Four numbers decide most buy-and-hold deals. Here's what they are, the order to run them, and how to avoid the mistakes that flatter a bad property.

Key takeaways

  • Run four numbers: cash flow, cap rate, cash-on-cash, and total ROI.
  • Cash flow is the gate — a property that bleeds monthly is a liability.
  • Cap rate compares deals regardless of financing; cash-on-cash judges your leveraged return.
  • Underwrite real expenses: vacancy, maintenance, capital reserves, and management.

Step 1 — Estimate income and real expenses

Start with gross rent, then subtract a vacancy allowance (often 5–8%) and true operating expenses: taxes, insurance, repairs, maintenance, capital reserves, and management. The single biggest beginner error is counting only taxes, insurance, and the mortgage — which makes almost any deal look profitable.

Step 2 — Check the cap rate

The capitalization rate is net operating income ÷ price. It strips out financing so you can compare two properties on equal footing. Run it in the cap rate calculator — most U.S. rentals land in a 4–10% range depending on market and risk.

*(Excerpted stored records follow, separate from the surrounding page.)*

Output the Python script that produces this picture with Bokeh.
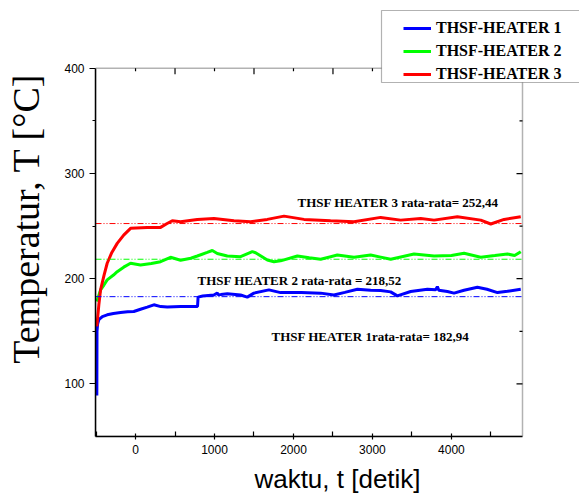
from bokeh.plotting import figure
from bokeh.models import (Label, Range1d, FixedTicker, BoxAnnotation,
                          Legend, LegendItem)
from bokeh.embed import file_html
from bokeh.resources import INLINE

# ---------------- data ----------------
series_names = ["THSF-HEATER 1", "THSF-HEATER 2", "THSF-HEATER 3"]
series_colors = ["#0000FF", "#00FF00", "#FF0000"]

time_h1 = [-490, -488, -480, -465, -420, -359, -280, -190, -100, -22, 63, 148, 232,
           320, 402, 570, 700, 785, 792, 850, 992, 1035, 1045, 1080, 1162, 1330, 1415,
           1499, 1689, 1837, 1964, 2100, 2344, 2512, 2650, 2809, 2977, 3104, 3230,
           3315, 3484, 3696, 3800, 3822, 3840, 3949, 4033, 4160, 4329, 4450, 4583,
           4709, 4878]
temp_h1 = [89, 150, 157, 161, 164, 165.7, 167, 167.9, 168.5, 168.8, 171, 173, 175.2,
           173.5, 173, 173.6, 173.5, 173.6, 182.5, 183.5, 184.6, 186.5, 184.8, 185, 185.6,
           184.5, 182.5, 186.3, 189.4, 186.8, 186.8, 187, 186.3, 184.6, 187, 190, 189,
           188.7, 187.5, 183.7, 187.8, 190, 189.5, 192.5, 189, 187.8, 186.3, 189, 191.9,
           190, 186.8, 188, 190]

time_h2 = [-490, -443, -400, -359, -279, -232, -150, -63, 63, 200, 317, 443, 570, 700,
           782, 908, 972, 1035, 1162, 1330, 1479, 1520, 1669, 1753, 1837, 2049, 2200,
           2344, 2555, 2766, 2977, 3104, 3231, 3526, 3780, 4000, 4160, 4371, 4550, 4709,
           4800, 4878]
temp_h2 = [178.3, 189.4, 194, 198.9, 203.5, 206.7, 211, 214.7, 213.1, 214.5, 216.2,
           220.4, 217.6, 219.5, 221.6, 225, 226.8, 224, 221.6, 221, 225.7, 224.7, 217.8,
           216.2, 217, 221.6, 220, 218.5, 222.5, 220.4, 222.5, 220.5, 218.5, 223.5, 221.6,
           222, 224.2, 220.4, 222, 223.5, 222, 225.7]

time_h3 = [-490, -465, -443, -400, -359, -300, -232, -150, -63, 148, 317, 400, 465,
           570, 782, 993, 1246, 1457, 1668, 1880, 2133, 2470, 2766, 3104, 3357, 3611,
           3780, 4075, 4371, 4498, 4667, 4878]
temp_h3 = [154.6, 175, 189.4, 203, 214.7, 225, 233.6, 241.5, 247.9, 248.8, 248.8,
           252.5, 255.1, 254.1, 256.4, 257.3, 255.1, 254.1, 256.4, 259.5, 256.4, 255.1,
           254.1, 258.3, 255.7, 257.3, 255.7, 258.9, 255.7, 252, 256.4, 258.9]

mean_values = [182.94, 218.52, 252.44]
mean_labels = ["THSF HEATER 1rata-rata= 182,94",
               "THSF HEATER 2 rata-rata = 218,52",
               "THSF HEATER 3 rata-rata= 252,44"]

x_ticks = [0, 1000, 2000, 3000, 4000]
x_minor = [-500, 500, 1500, 2500, 3500, 4500]
y_ticks = [100, 200, 300, 400]
y_minor = [150, 250, 350]
x_limits = (-507, 4900)
y_limits = (50, 400)

x_title = "waktu, t [detik]"
y_title = "Temperatur, T [°C]"

# ---------------- layout (pixels) ----------------
W, H = 579, 496
BOX_L, BOX_R, BOX_T, BOX_B = 95, 522, 68, 437   # visible axes box

# the frame covers the whole area right of / above the axes so that the legend,
# which sits partly outside the axes box, is not clipped
sx = (BOX_R - BOX_L) / (x_limits[1] - x_limits[0])
sy = (BOX_B - BOX_T) / (y_limits[1] - y_limits[0])
x_end = x_limits[1] + (W - BOX_R) / sx
y_end = y_limits[1] + BOX_T / sy

p = figure(width=W, height=H, output_backend="svg", toolbar_location=None,
           x_range=Range1d(x_limits[0], x_end), y_range=Range1d(y_limits[0], y_end),
           min_border_left=BOX_L, min_border_right=0, min_border_top=0,
           min_border_bottom=H - BOX_B, background_fill_color="white",
           border_fill_color="white")
p.grid.visible = False
p.outline_line_color = None

# axes box (top and right edges of the axes)
p.add_layout(BoxAnnotation(left=x_limits[0], right=x_limits[1], bottom=y_limits[0],
                           top=y_limits[1], fill_alpha=0, line_color="black",
                           line_width=1.5))

renderers = []
for t, v, col in zip([time_h1, time_h2, time_h3], [temp_h1, temp_h2, temp_h3],
                     series_colors):
    renderers.append(p.line(t, v, line_color=col, line_width=3))

# average lines, limited to the axes box
p.segment(x0=[x_limits[0]] * len(mean_values), y0=mean_values,
          x1=[x_limits[1]] * len(mean_values), y1=mean_values,
          line_color=series_colors, line_width=1, line_dash="6 2 1 2 1 2")

# inward ticks on the right and top edges
def edge_ticks_right(vals, length):
    p.segment(x0=[x_limits[1]] * len(vals), y0=vals,
              x1=[x_limits[1] - length / sx] * len(vals), y1=vals,
              line_color="black", line_width=1.2)

def edge_ticks_top(vals, length):
    p.segment(x0=vals, y0=[y_limits[1]] * len(vals),
              x1=vals, y1=[y_limits[1] - length / sy] * len(vals),
              line_color="black", line_width=1.2)

edge_ticks_right(y_ticks, 6)
edge_ticks_right(y_minor, 3)
edge_ticks_top(x_ticks, 3)
edge_ticks_top(x_minor[1:], 6)

# axes
ax = p.xaxis[0]
ax.bounds = x_limits
ax.ticker = FixedTicker(ticks=x_ticks, minor_ticks=x_minor)
ax.major_tick_in = 3
ax.major_tick_out = 3
ax.minor_tick_in = 5
ax.minor_tick_out = 0
ax.axis_line_width = 1.5
ax.major_tick_line_width = 1.2
ax.minor_tick_line_width = 1.2
ax.major_label_standoff = 5
ax.major_label_text_font = "Liberation Sans"
ax.major_label_text_font_size = "12px"
ax.major_label_text_color = "black"
ax.axis_label = x_title
ax.axis_label_text_font = "Liberation Sans"
ax.axis_label_text_font_size = "26px"
ax.axis_label_text_font_style = "normal"
ax.axis_label_text_color = "black"
ax.axis_label_standoff = 7

ay = p.yaxis[0]
ay.bounds = y_limits
ay.ticker = FixedTicker(ticks=y_ticks, minor_ticks=y_minor)
ay.major_tick_in = 0
ay.major_tick_out = 6
ay.minor_tick_in = 0
ay.minor_tick_out = 3
ay.axis_line_width = 1.5
ay.major_tick_line_width = 1.2
ay.minor_tick_line_width = 1.2
ay.major_label_standoff = 5
ay.major_label_text_font = "Liberation Sans"
ay.major_label_text_font_size = "12px"
ay.major_label_text_color = "black"
ay.axis_label = y_title
ay.axis_label_text_font = "Liberation Serif"
ay.axis_label_text_font_size = "38px"
ay.axis_label_text_font_style = "normal"
ay.axis_label_text_color = "black"
ay.axis_label_standoff = 14

# mean annotations
ann_pos = [(271, 337), (197, 281), (297, 202.5)]
for txt, (px, py) in zip(mean_labels, ann_pos):
    p.add_layout(Label(x=px - BOX_L, y=BOX_B - py, x_units="screen", y_units="screen",
                       text=txt, text_font="Liberation Serif", text_font_style="bold",
                       text_font_size="13px", text_color="black",
                       text_align="left", text_baseline="alphabetic"))

# legend box (white, covers the top edge of the axes box)
p.add_layout(BoxAnnotation(left=381 - BOX_L, right=W + 20 - BOX_L, top=BOX_B - 11,
                           bottom=BOX_B - 83, left_units="screen", right_units="screen",
                           top_units="screen", bottom_units="screen",
                           fill_color="white", fill_alpha=1, line_color="black",
                           line_width=1.2))

legend = Legend(items=[LegendItem(label=n, renderers=[r])
                       for n, r in zip(series_names, renderers)],
                location=(403 - 8 - BOX_L, BOX_B - 93),
                border_line_alpha=0, background_fill_alpha=0,
                label_text_font="Liberation Serif", label_text_font_style="bold",
                label_text_font_size="16px", label_text_color="black",
                glyph_width=28, glyph_height=20, label_height=20,
                spacing=3, padding=8, margin=0, label_standoff=5)
p.add_layout(legend)

open("out.html", "w").write(file_html(p, INLINE))
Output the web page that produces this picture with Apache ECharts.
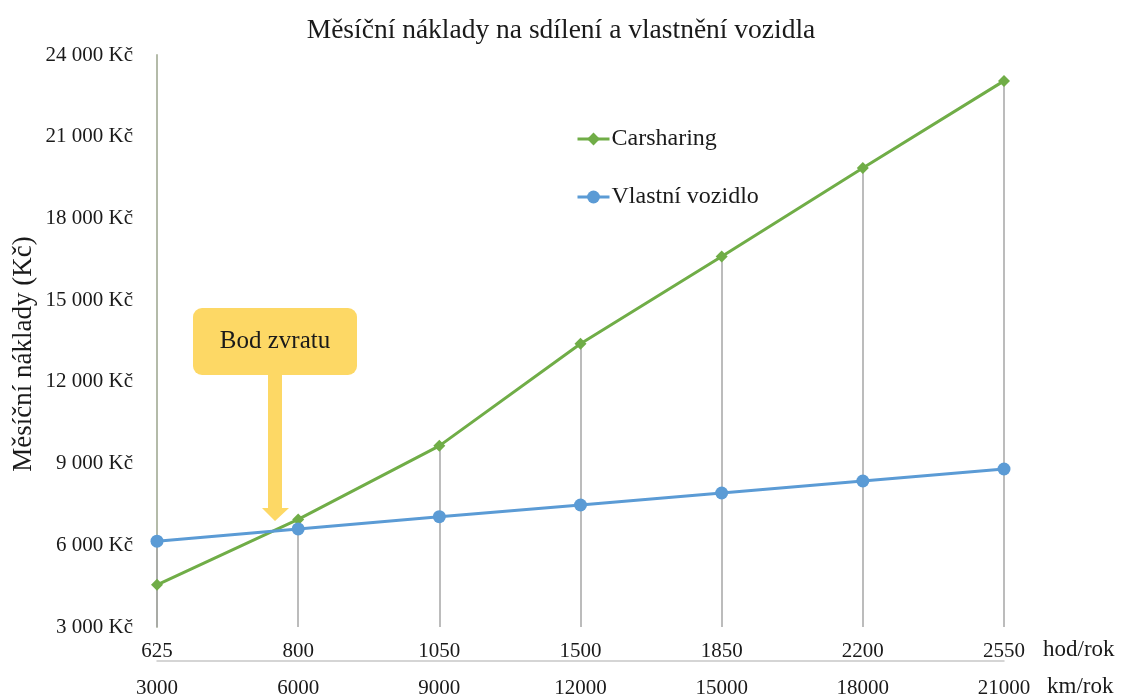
<!DOCTYPE html>
<html>
<head>
<meta charset="utf-8">
<script src="https://cdn.jsdelivr.net/npm/echarts@6/dist/echarts.min.js"></script>
<style>
html,body{margin:0;padding:0;background:#fff;}
#chart{width:1122px;height:695px;}
</style>
</head>
<body>
<div id="chart"></div>
<script>
const hoursPerYear = ['625', '800', '1050', '1500', '1850', '2200', '2550'];
const kmPerYear = ['3000', '6000', '9000', '12000', '15000', '18000', '21000'];
const carsharing = [4550, 6950, 9650, 13400, 16600, 19850, 23050];
const ownCar = [6150, 6600, 7050, 7480, 7920, 8360, 8800];
const yTicks = { min: 3000, max: 24000, interval: 3000 };

const FONT = '"Liberation Serif", "DejaVu Serif", serif';
const TXT = '#1a1a1a';

const dropLines = hoursPerYear.map((h, i) => [
  { coord: [i, Math.max(carsharing[i], ownCar[i])] },
  { coord: [i, yTicks.min] }
]);

function fmt(v) {
  return String(v).replace(/\B(?=(\d{3})+(?!\d))/g, ' ') + ' Kč';
}

const chart = echarts.init(document.getElementById('chart'));
chart.setOption({
  backgroundColor: '#fff',
  animation: false,
  title: {
    text: 'Měsíční náklady na sdílení a vlastnění vozidla',
    left: 'center',
    top: 12,
    textStyle: { fontFamily: FONT, fontSize: 27.5, fontWeight: 'normal', color: TXT }
  },
  legend: {
    orient: 'vertical',
    left: 571,
    top: 122,
    itemGap: 34,
    itemWidth: 32,
    itemHeight: 16,
    lineStyle: { width: 3 },
    textStyle: { fontFamily: FONT, fontSize: 24, color: TXT, padding: [0, 0, 0, -3] },
    data: ['Carsharing', 'Vlastní vozidlo']
  },
  grid: { left: 157, right: 118, top: 55, bottom: 68, outerBoundsMode: 'none' },
  xAxis: [
    {
      type: 'category',
      data: hoursPerYear,
      boundaryGap: false,
      axisLine: { show: false },
      axisTick: { show: false },
      axisLabel: { margin: 14, fontFamily: FONT, fontSize: 21, color: TXT }
    },
    {
      type: 'category',
      data: kmPerYear,
      boundaryGap: false,
      position: 'bottom',
      offset: 34,
      axisLine: { show: true, lineStyle: { color: '#c8c8c8', width: 1.5 } },
      axisTick: { show: false },
      axisLabel: { margin: 17, fontFamily: FONT, fontSize: 21, color: TXT }
    }
  ],
  yAxis: {
    type: 'value',
    min: yTicks.min,
    max: yTicks.max,
    interval: yTicks.interval,
    splitLine: { show: false },
    axisTick: { show: false },
    axisLine: { show: true, lineStyle: { color: '#b4bba9', width: 2 } },
    axisLabel: { margin: 24, fontFamily: FONT, fontSize: 21, color: TXT, formatter: fmt }
  },
  series: [
    {
      name: 'Carsharing',
      type: 'line',
      data: carsharing,
      symbol: 'diamond',
      symbolSize: 12,
      itemStyle: { color: '#70ad47' },
      lineStyle: { color: '#70ad47', width: 3 },
      z: 3,
      markLine: {
        silent: true,
        symbol: 'none',
        label: { show: false },
        lineStyle: { color: '#a6a6a6', width: 1.5, type: 'solid' },
        data: dropLines,
        z: 1
      }
    },
    {
      name: 'Vlastní vozidlo',
      type: 'line',
      data: ownCar,
      symbol: 'circle',
      symbolSize: 13,
      itemStyle: { color: '#5b9bd5' },
      lineStyle: { color: '#5b9bd5', width: 3 },
      z: 4
    }
  ],
  graphic: [
    {
      type: 'text',
      x: 24, y: 354,
      rotation: Math.PI / 2,
      style: { text: 'Měsíční náklady (Kč)', font: '27px ' + FONT, fill: TXT, align: 'center', verticalAlign: 'middle' }
    },
    {
      type: 'text',
      left: 1043, top: 638,
      style: { text: 'hod/rok', font: '23px ' + FONT, fill: TXT }
    },
    {
      type: 'text',
      left: 1047, top: 675,
      style: { text: 'km/rok', font: '23px ' + FONT, fill: TXT }
    },
    {
      type: 'rect',
      shape: { x: 193, y: 308, width: 164, height: 67, r: 9 },
      style: { fill: '#fdd865' },
      z: 10
    },
    {
      type: 'text',
      x: 275, y: 341,
      style: { text: 'Bod zvratu', font: '25px ' + FONT, fill: TXT, align: 'center', verticalAlign: 'middle' },
      z: 11
    },
    {
      type: 'polygon',
      shape: { points: [[268, 375], [282, 375], [282, 508], [289, 508], [275, 521], [262, 508], [268, 508]] },
      style: { fill: '#fdd865' },
      z: 10
    }
  ]
});
</script>
</body>
</html>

Step 3 — Run cash flow and cash-on-cash return

Now add the mortgage. What's left each month is your cash flow; the annual figure divided by the cash you invested is your cash-on-cash return. This is the number that matters once you use a loan — leverage can push it above the cap rate or, if the rate or expenses are too high, below zero.

Step 4 — See the whole first-year return

Cash flow isn't the only way a rental pays you. Loan paydown and appreciation add to the total. The rental property ROI calculator rolls cash flow, principal paydown, and appreciation into a single first-year ROI — useful, as long as you remember appreciation is an assumption, not a promise.

A faster first screen

Before any of this, the 1% rule is a five-second filter: if monthly rent is well under 1% of the all-in cost, the deal rarely cash-flows and you can move on.

Frequently asked questions

What's the most important number?

Monthly cash flow — a property that loses money each month is a liability regardless of the other metrics. Cap rate and cash-on-cash then confirm the price and financing.

How much cash flow should a rental make?

Many investors want at least $100–$200 positive per unit per month after everything, but targets vary by market.

What expenses do beginners forget?

Vacancy, repairs/maintenance, capital reserves, and management. Skipping them is how new investors overstate cash flow.

Educational guide only — not financial, tax, or investment advice. Verify every figure with comparable sales, your lender, and a licensed professional before transacting.